China warned that the United States risked severely disrupting negotiations between stakeholders in the South China Sea.
"The relevant action taken by the US vessel undermines China's sovereignty and security interests," foreign ministry spokesman Lu Kang told a press briefing after the USS Dewey destroyer sailed less than 12 nautical miles from a reef claimed by Beijing on Thursday morning.
Kang said China urged the US to correct its mistake and refrain from further patrols, adding such actions were very likely to cause unexpected air and sea accidents.
US officials, speaking on condition of anonymity, confirmed the USS Dewey passed close to the Mischief Reef in the Spratly Islands, among a string of islets, reefs, and shoals over which China has territorial disputes with its neighbours.
"Freedom of navigation"
This was the first "freedom of navigation" exercise under President Donald Trump, a US official said.
In a statement, the US Department of Defense stressed that its Freedom of Navigation Operations programme performs exercises that are "not about any one country, nor are they about making political statements."
What makes South China Sea a disputed area?
It is a territorial dispute over a busy waterway. Goods worth $5.3 trillion pass through the South China Sea, which is also rich in marine life, contributing to 10 percent of the world's fish trade.
Natural resources are also abundant here. The US Energy Information Agency estimates there are some 11 billion barrels of oil and 190 trillion cubic feet of natural gas reserves under the sea, exceeding what some of the world's biggest energy exporters have.
Who claims the disputed waterways?
The main countries are the ones geographically close to the disputed waterway. China, Brunei, Malaysia, the Philippines, Taiwan, and Vietnam all have overlapping claims to the South China Sea. China claims almost the entire stretch.
The US regards the South China Sea as international waters and wants it to be "free" for navigation under the UN maritime law.
What is the Exclusive Economic Zone?
The United Nations Convention on the Law of the Sea (UNCLOS) says that states can control the territorial waters within 200 nautical miles (370 km) off their shores. These are called the Exclusive Economic Zones (EEZ).

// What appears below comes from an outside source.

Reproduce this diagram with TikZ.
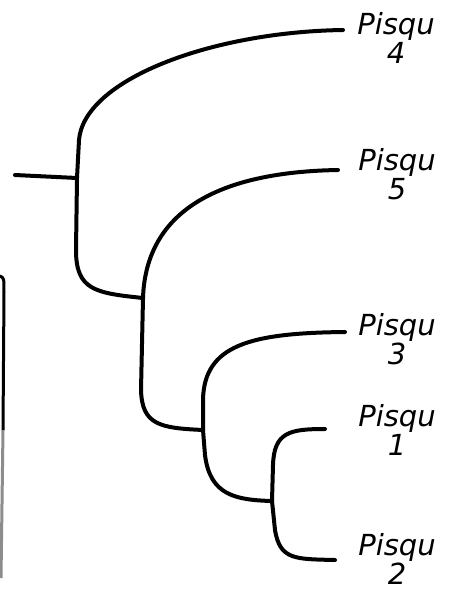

The convention passed in 1982 states that areas that do not fall under EEZ should be international waters, shared by everyone and free for navigation.
However, China asserts it is entitled to more than the 200 nautical miles from its shores.
In 1947, China outlined its claim to the disputed waterway by drawing a map with a U-shaped line covering almost 70 percent of the South China Sea.
Referred to as the nine-dash line, it covered the Paracel and Spratly islands, and a cluster of more than 30 others.
It has rapidly built reefs into artificial islands capable of hosting military planes.
The US has challenged annexations of these islets and advocated for a diplomatic settlement of the disputes.
According to the Pentagon, the US in 2016 conducted operations "challenging excessive maritime claims of 22 coastal states, including allies and partners."